What Role Did You Serve?

d8Position
1Butler or steward responsible for managing an estate.
2Personal valet or lady's maid attending a single individual.
3Housekeeper overseeing servants and daily operations.
4Cook responsible for feeding an entire household.
5Nurse or caretaker entrusted with children.
6Footman, attendant, or messenger.
7Groundskeeper responsible for maintaining a large property.
8A trusted servant whose duties changed according to necessity.

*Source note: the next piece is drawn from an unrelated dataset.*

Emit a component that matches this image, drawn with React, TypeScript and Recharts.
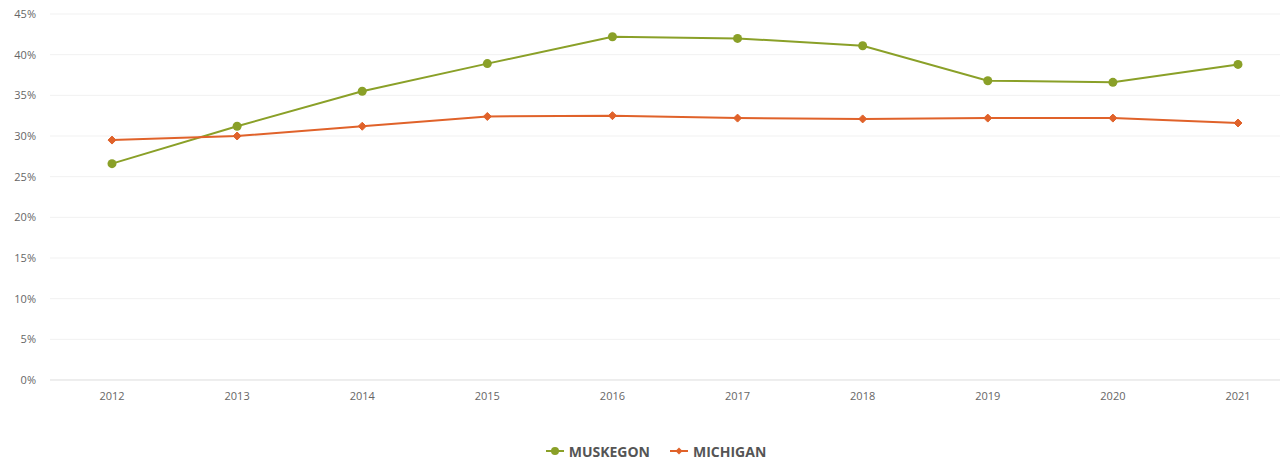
import { CartesianGrid, Legend, Line, LineChart, XAxis, YAxis } from "recharts"

const years = ["2012", "2013", "2014", "2015", "2016", "2017", "2018", "2019", "2020", "2021"]
const muskegon = [26.6, 31.2, 35.5, 38.9, 42.2, 42.0, 41.1, 36.8, 36.6, 38.8]
const michigan = [29.5, 30.0, 31.2, 32.4, 32.5, 32.2, 32.1, 32.2, 32.2, 31.6]
const yTicks = [0, 5, 10, 15, 20, 25, 30, 35, 40, 45]

const GREEN = "#8aa028"
const ORANGE = "#e0622a"

const data = years.map((year, i) => ({
  year,
  muskegon: muskegon[i],
  michigan: michigan[i],
}))

const Diamond = (props: any) => {
  const { cx, cy, key } = props
  if (cx == null || cy == null) return null
  const r = 4
  return (
    <polygon
      key={key}
      points={`${cx},${cy - r} ${cx + r},${cy} ${cx},${cy + r} ${cx - r},${cy}`}
      fill={ORANGE}
      stroke={ORANGE}
    />
  )
}

const LegendContent = () => {
  const items = [
    { label: "MUSKEGON", color: GREEN, diamond: false },
    { label: "MICHIGAN", color: ORANGE, diamond: true },
  ]
  return (
    <div
      style={{
        display: "flex",
        justifyContent: "center",
        gap: 20,
        paddingTop: 31,
        paddingLeft: 32,
        height: 51,
        boxSizing: "border-box",
      }}
    >
      {items.map((it) => (
        <div key={it.label} style={{ display: "flex", alignItems: "center", gap: 5 }}>
          <svg width={18} height={10}>
            <line x1={0} y1={5} x2={18} y2={5} stroke={it.color} strokeWidth={2} />
            {it.diamond ? (
              <polygon points="9,1.5 12.5,5 9,8.5 5.5,5" fill={it.color} />
            ) : (
              <circle cx={9} cy={5} r={4} fill={it.color} />
            )}
          </svg>
          <span style={{ fontFamily: "'Open Sans', sans-serif", fontWeight: 700, fontSize: 14, color: "#555" }}>
            {it.label}
          </span>
        </div>
      ))}
    </div>
  )
}

export default function App() {
  return (
    <div style={{ position: "absolute", left: 0, top: 0, background: "#fff" }}>
      <LineChart width={1283} height={461} data={data} margin={{ top: 14, right: 3, left: 0, bottom: 0 }}>
        <CartesianGrid vertical={false} stroke="#f1f1f1" />
        <XAxis
          dataKey="year"
          padding={{ left: 62, right: 42 }}
          tickLine={false}
          axisLine={{ stroke: "#e3e3e3" }}
          tick={{ fill: "#666", fontSize: 11, fontFamily: "'Open Sans', sans-serif" }}
          tickMargin={6}
          height={30}
        />
        <YAxis
          width={50}
          domain={[0, 45]}
          ticks={yTicks}
          tickFormatter={(v) => `${v}%`}
          tickLine={false}
          axisLine={false}
          tickMargin={8}
          tick={{ fill: "#666", fontSize: 11, fontFamily: "'Open Sans', sans-serif" }}
        />
        <Legend verticalAlign="bottom" height={51} content={<LegendContent />} />
        <Line
          type="linear"
          dataKey="muskegon"
          name="MUSKEGON"
          stroke={GREEN}
          strokeWidth={2}
          dot={{ r: 4.5, fill: GREEN, stroke: GREEN, strokeWidth: 0 }}
          isAnimationActive={false}
        />
        <Line
          type="linear"
          dataKey="michigan"
          name="MICHIGAN"
          stroke={ORANGE}
          strokeWidth={2}
          dot={<Diamond />}
          isAnimationActive={false}
        />
      </LineChart>
    </div>
  )
}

What Did Service Teach You?

d6Lesson
1People reveal their true character when they believe no one is watching.
2Every great household depends on someone who never receives credit.
3The person with authority is not always the person with influence.
4Small problems become disasters when ignored for too long.
5Loyalty is easiest to demand and hardest to earn.
6The most important work is often the least visible.
Personality Trait:
d8Trait
1I notice details that other people overlook.
2I am comfortable blending into the background when necessary.
3I keep my opinions to myself until they are needed.
4I rarely forget a favor or an insult.
5I instinctively tidy, organize, or straighten things around me.
6I am accustomed to anticipating people's needs before they ask.
7I pay close attention to routines and habits.
8I find it easier to trust actions than words.
Ideal:
d6Ideal
1Duty. Important work deserves to be done well, whether anyone notices or not. (Lawful)
2Service. Helping others is a worthy purpose in itself. (Good)
3Dignity. Every person deserves respect regardless of status. (Good)
4Competence. A well-run household is a thing of beauty. (Any)
5Loyalty. Trust, once earned, should not be lightly broken. (Any)
6Independence. No one should spend their life being overlooked. (Chaotic)
Bond:
d6Bond
1A former employer treated me like family, and I would do anything for them.
2I know a secret that could ruin a powerful household.
3Someone I served disappeared under mysterious circumstances.
4I owe my life to another servant who taught me the trade.
5A household I once served was destroyed, and I still seek the truth.
6I promised to watch over someone long after my employment ended.
Flaw:
d6Flaw
1I sometimes assume the powerful are less capable than they appear.
2I find it difficult to refuse a request for help.
3I have little patience for people who cannot manage basic responsibilities.
4I occasionally involve myself in problems that are not my concern.
5I judge people by how they treat those beneath them.
6I struggle to ask others for help, preferring to solve problems myself.